Microanalytical characterizations, mechanical strength and water resistance performance of solidified dredged sludge with industrial solid waste and architecture residue soil

Abstract

Industrial solid waste (slag, desulphurization gypsum, fly ash) and construction soil architecture residue soil are used to solidify dredged silt to develop a novel cover material. Through the application of shear, compressive, and permeability tests, shear strength parameters, unconfined compressive strength, volume shrinkage and hydraulic conductivity of the cured silt were assessed under the different curing times and wet-dry cycles conditions. The result shown slag played the most significant role in the silt consolidation process, followed by FGD gypsum and fly ash.

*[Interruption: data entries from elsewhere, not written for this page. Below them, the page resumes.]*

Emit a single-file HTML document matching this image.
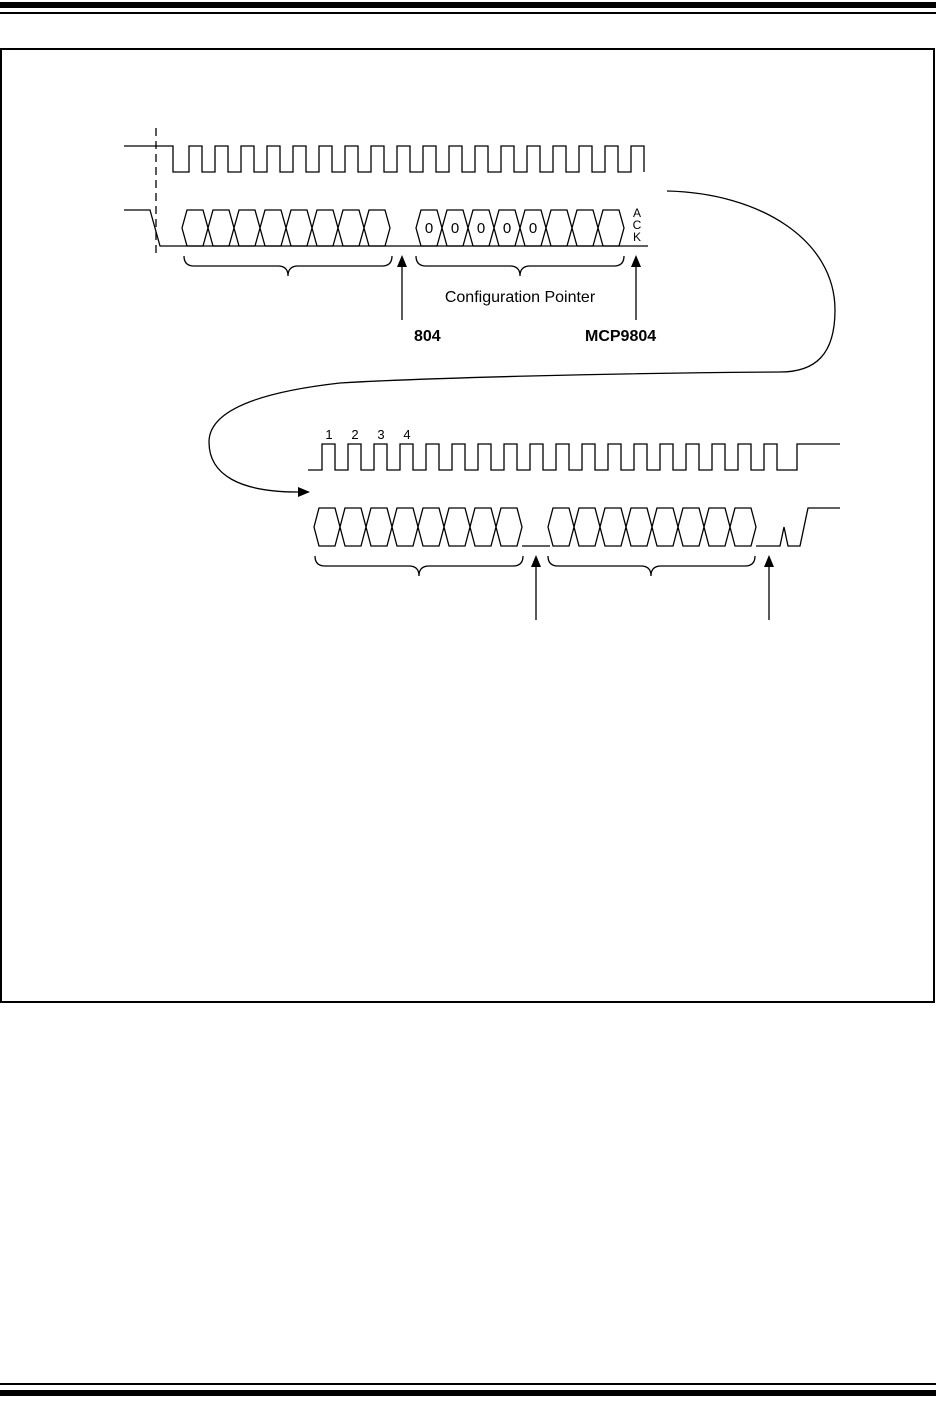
<!DOCTYPE html>
<html><head><meta charset="utf-8"><style>
body{margin:0;background:#fff;}
svg{display:block}
text{font-family:"Liberation Sans",sans-serif;}
</style></head><body>
<svg width="936" height="1412" viewBox="0 0 936 1412" xmlns="http://www.w3.org/2000/svg">
<rect x="0" y="2" width="936" height="6" fill="#000"/>
<rect x="0" y="12" width="936" height="2" fill="#000"/>
<rect x="0" y="1383" width="936" height="2" fill="#000"/>
<rect x="0" y="1390" width="936" height="6" fill="#000"/>
<rect x="1" y="49" width="933" height="953" fill="none" stroke="#000" stroke-width="2"/>
<g fill="none" stroke="#000" stroke-width="1.3">
<line x1="156" y1="128" x2="156" y2="256" stroke-dasharray="8,5"/>
<path d="M124,146 L173,146 L173,172 L189,172 v-26h13v26h13 v-26h13v26h13 v-26h13v26h13 v-26h13v26h13 v-26h13v26h13 v-26h13v26h13 v-26h13v26h13 v-26h13v26h13 v-26h13v26h13 v-26h13v26h13 v-26h13v26h13 v-26h13v26h13 v-26h13v26h13 v-26h13v26h13 v-26h13v26h13 v-26h13v26h13 v-26h13v26h13 v-26h13v26"/>
<path d="M124,210 L150,210 L160,246 L648,246"/>
<path d="M182,228 l5,-18h16l5,18l-5,18h-16z m26,0 l5,-18h16l5,18l-5,18h-16z m26,0 l5,-18h16l5,18l-5,18h-16z m26,0 l5,-18h16l5,18l-5,18h-16z m26,0 l5,-18h16l5,18l-5,18h-16z m26,0 l5,-18h16l5,18l-5,18h-16z m26,0 l5,-18h16l5,18l-5,18h-16z m26,0 l5,-18h16l5,18l-5,18h-16z"/>
<path d="M416,228 l5,-18h16l5,18l-5,18h-16z m26,0 l5,-18h16l5,18l-5,18h-16z m26,0 l5,-18h16l5,18l-5,18h-16z m26,0 l5,-18h16l5,18l-5,18h-16z m26,0 l5,-18h16l5,18l-5,18h-16z m26,0 l5,-18h16l5,18l-5,18h-16z m26,0 l5,-18h16l5,18l-5,18h-16z m26,0 l5,-18h16l5,18l-5,18h-16z"/>
<path d="M308,470 L322,470 v-26h13v26h13 v-26h13v26h13 v-26h13v26h13 v-26h13v26h13 v-26h13v26h13 v-26h13v26h13 v-26h13v26h13 v-26h13v26h13 v-26h13v26h13 v-26h13v26h13 v-26h13v26h13 v-26h13v26h13 v-26h13v26h13 v-26h13v26h13 v-26h13v26h13 v-26h13v26h13 v-26h13v26h13 v-26h13v26h13 h7 v-26 H840"/>
<path d="M314,527 l5,-19h16l5,19l-5,19h-16z m26,0 l5,-19h16l5,19l-5,19h-16z m26,0 l5,-19h16l5,19l-5,19h-16z m26,0 l5,-19h16l5,19l-5,19h-16z m26,0 l5,-19h16l5,19l-5,19h-16z m26,0 l5,-19h16l5,19l-5,19h-16z m26,0 l5,-19h16l5,19l-5,19h-16z m26,0 l5,-19h16l5,19l-5,19h-16z"/>
<path d="M548,527 l5,-19h16l5,19l-5,19h-16z m26,0 l5,-19h16l5,19l-5,19h-16z m26,0 l5,-19h16l5,19l-5,19h-16z m26,0 l5,-19h16l5,19l-5,19h-16z m26,0 l5,-19h16l5,19l-5,19h-16z m26,0 l5,-19h16l5,19l-5,19h-16z m26,0 l5,-19h16l5,19l-5,19h-16z m26,0 l5,-19h16l5,19l-5,19h-16z"/>
<path d="M522,546 L550,546 M756,546 L780,546 L784,527 L788,546 L800,546 L808,508 L840,508"/>
<path d="M184,256 Q184,266 194,266 L278,266 Q288,266 288,276 Q288,266 298,266 L382,266 Q392,266 392,256"/>
<path d="M416,256 Q416,266 426,266 L510,266 Q520,266 520,276 Q520,266 530,266 L614,266 Q624,266 624,256"/>
<path d="M315,556 Q315,566 325,566 L409,566 Q419,566 419,576 Q419,566 429,566 L513,566 Q523,566 523,556"/>
<path d="M548,556 Q548,566 558,566 L641,566 Q651,566 651,576 Q651,566 661,566 L745,566 Q755,566 755,556"/>
<path d="M667,191 C760,193 835,240 835,310 C835,355 815,372 780,372 C620,373 420,378 340,383 C260,392 209,410 209,442 C209,475 240,492 298,492"/>
<line x1="402" y1="266" x2="402" y2="320"/><line x1="636" y1="266" x2="636" y2="320"/>
<line x1="536" y1="566" x2="536" y2="620"/><line x1="769" y1="566" x2="769" y2="620"/>
</g>
<g fill="#000">
<polygon points="310,492 298,487 298,497"/>
<polygon points="402,255 397,267 407,267"/><polygon points="636,255 631,267 641,267"/>
<polygon points="536,555 531,567 541,567"/><polygon points="769,555 764,567 774,567"/>
</g>
<g font-size="15" fill="#000">
<g text-anchor="middle"><text x="429" y="233">0</text><text x="455" y="233">0</text><text x="481" y="233">0</text><text x="507" y="233">0</text><text x="533" y="233">0</text></g>
<text x="637" y="217" font-size="12" text-anchor="middle">A</text>
<text x="637" y="229" font-size="12" text-anchor="middle">C</text>
<text x="637" y="241" font-size="12" text-anchor="middle">K</text>
<text x="520" y="302" font-size="16" text-anchor="middle">Configuration Pointer</text>
<text x="414" y="341" font-size="16" font-weight="bold">804</text>
<text x="585" y="341" font-size="16" font-weight="bold">MCP9804</text>
<text x="329" y="439" font-size="13" text-anchor="middle">1</text>
<text x="355" y="439" font-size="13" text-anchor="middle">2</text>
<text x="381" y="439" font-size="13" text-anchor="middle">3</text>
<text x="407" y="439" font-size="13" text-anchor="middle">4</text>
</g>
</svg>
</body></html>
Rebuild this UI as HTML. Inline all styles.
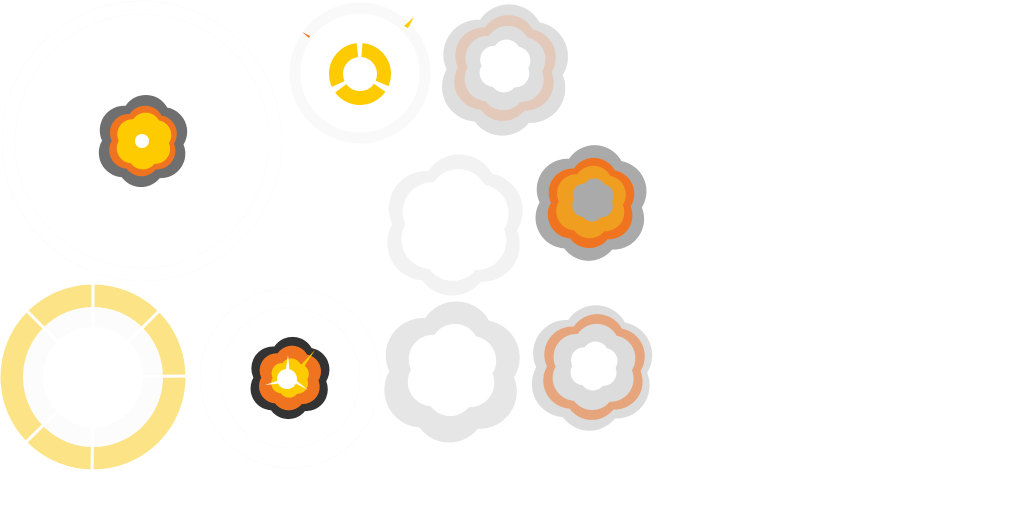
<!DOCTYPE html>
<html><head><meta charset="utf-8"><style>html,body{margin:0;padding:0;background:#fff}svg{display:block}</style></head>
<body>
<svg width="1024" height="512" viewBox="0 0 1024 512" xmlns="http://www.w3.org/2000/svg">
<defs>
<g id="c">
<circle cx="0" cy="0" r="0.8"/>
<circle cx="0.06" cy="-0.46" r="0.52"/>
<circle cx="0.42" cy="-0.2" r="0.52"/>
<circle cx="0.38" cy="0.27" r="0.52"/>
<circle cx="-0.04" cy="0.47" r="0.51"/>
<circle cx="-0.42" cy="0.25" r="0.52"/>
<circle cx="-0.4" cy="-0.23" r="0.52"/>
</g>
</defs>
<!-- faint rings -->
<circle cx="142" cy="141" r="140" fill="none" stroke="#fcfcfc" stroke-width="1"/>
<circle cx="142" cy="141" r="127" fill="none" stroke="#fcfcfc" stroke-width="1"/>
<circle cx="290" cy="378" r="90" fill="none" stroke="#fcfcfc" stroke-width="1"/>
<circle cx="290" cy="378" r="70" fill="none" stroke="#fcfcfc" stroke-width="1"/>

<!-- explosion 1 -->
<use href="#c" transform="translate(143,141) scale(47)" fill="#6f6f6f"/>
<use href="#c" transform="translate(143,141) scale(36)" fill="#f07420"/>
<use href="#c" transform="translate(144,141) scale(29)" fill="#fecb00"/>
<circle cx="142" cy="141" r="7" fill="#fff"/>

<!-- ring 2 -->
<circle cx="360" cy="73" r="65" fill="none" stroke="#f9f9f9" stroke-width="11"/>
<circle cx="360" cy="74" r="24" fill="none" stroke="#fecb00" stroke-width="14" stroke-dasharray="45.3 5" transform="rotate(-90 360 74)" stroke-dashoffset="-2"/>
<path d="M302 32 L310 36 L309 38 Z" fill="#f07420"/>
<path d="M414 17 L408 28 L404 26 Z" fill="#fecb00"/>

<!-- cloud 3 -->
<use href="#c" transform="translate(505,70) scale(67)" fill="#dedede"/>
<use href="#c" transform="translate(505,68) scale(54)" fill="#e3c9b9"/>
<use href="#c" transform="translate(505,68) scale(43)" fill="#dedede"/>
<use href="#c" transform="translate(505,66) scale(27)" fill="#fff"/>

<!-- cloud 4 -->
<use href="#c" transform="translate(455,225) scale(72)" fill="#f2f2f2"/>
<use href="#c" transform="translate(455,225) scale(57)" fill="#fff"/>

<!-- cloud 5 -->
<use href="#c" transform="translate(591,203) scale(59)" fill="#aaaaaa"/>
<use href="#c" transform="translate(591,203) scale(46)" fill="#f07420"/>
<use href="#c" transform="translate(591,202) scale(37)" fill="#f09e20"/>
<use href="#c" transform="translate(593,200) scale(22)" fill="#aaaaaa"/>

<!-- yellow ring 6 -->
<circle cx="93" cy="377" r="81" fill="none" stroke="#fce385" stroke-width="23"/>
<circle cx="93" cy="377" r="60" fill="none" stroke="#fcfcfc" stroke-width="20"/>
<g stroke="#fff" stroke-width="3">
<line x1="93" y1="377" x2="93" y2="278"/>
<line x1="93" y1="377" x2="26" y2="310"/>
<line x1="93" y1="377" x2="160" y2="310"/>
<line x1="93" y1="377" x2="190" y2="376"/>
<line x1="93" y1="377" x2="26" y2="442"/>
<line x1="93" y1="377" x2="92" y2="475"/>
</g>

<!-- explosion 7 -->
<use href="#c" transform="translate(290,378) scale(42)" fill="#333333"/>
<use href="#c" transform="translate(290,378) scale(33)" fill="#f07420"/>
<use href="#c" transform="translate(290,378) scale(20)" fill="#fecb00"/>
<circle cx="287" cy="379" r="10" fill="#fff"/>
<g fill="#fff">
<path d="M285 375 L288 355 L290 375 Z"/>
<path d="M283 379 L265 385 L284 383 Z"/>
<path d="M291 381 L308 390 L292 377 Z"/>
</g>
<path d="M296 370 L315 350 L300 373 Z" fill="#fecb00"/>

<!-- cloud 8 -->
<use href="#c" transform="translate(452,372) scale(72)" fill="#e6e6e6"/>
<use href="#c" transform="translate(452,370) scale(47)" fill="#fff"/>

<!-- cloud 9 -->
<use href="#c" transform="translate(592,368) scale(64)" fill="#dcdcdc"/>
<use href="#c" transform="translate(594,367) scale(54)" fill="#e6a57c"/>
<use href="#c" transform="translate(594,367) scale(44)" fill="#dcdcdc"/>
<use href="#c" transform="translate(594,366) scale(25)" fill="#fff"/>
</svg>
</body></html>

X-ray diffraction (XRD), Fourier-transform infrared spectroscopy (FT-IR), scanning electron microscopy with energy dispersive spectroscopy (SEM-EDS) and nuclear magnetic resonance (NMR) detection methods were employed to determine the hydration products, chemical characteristics, microscopic morphology and pore structure of the solidified sludge, and identify the solidification mechanisms of the industrial waste and slag. After the wet and dry cycles, micropores and foramen (0.1–0.5 µm) continued to dominate pores, accounting for 64–76 % of pore space. Hydration products in the solidified sludge primarily consisted of C-S-H, C-A-S-H, and N-A-S-H gelled products, along with ettringite and zeolite.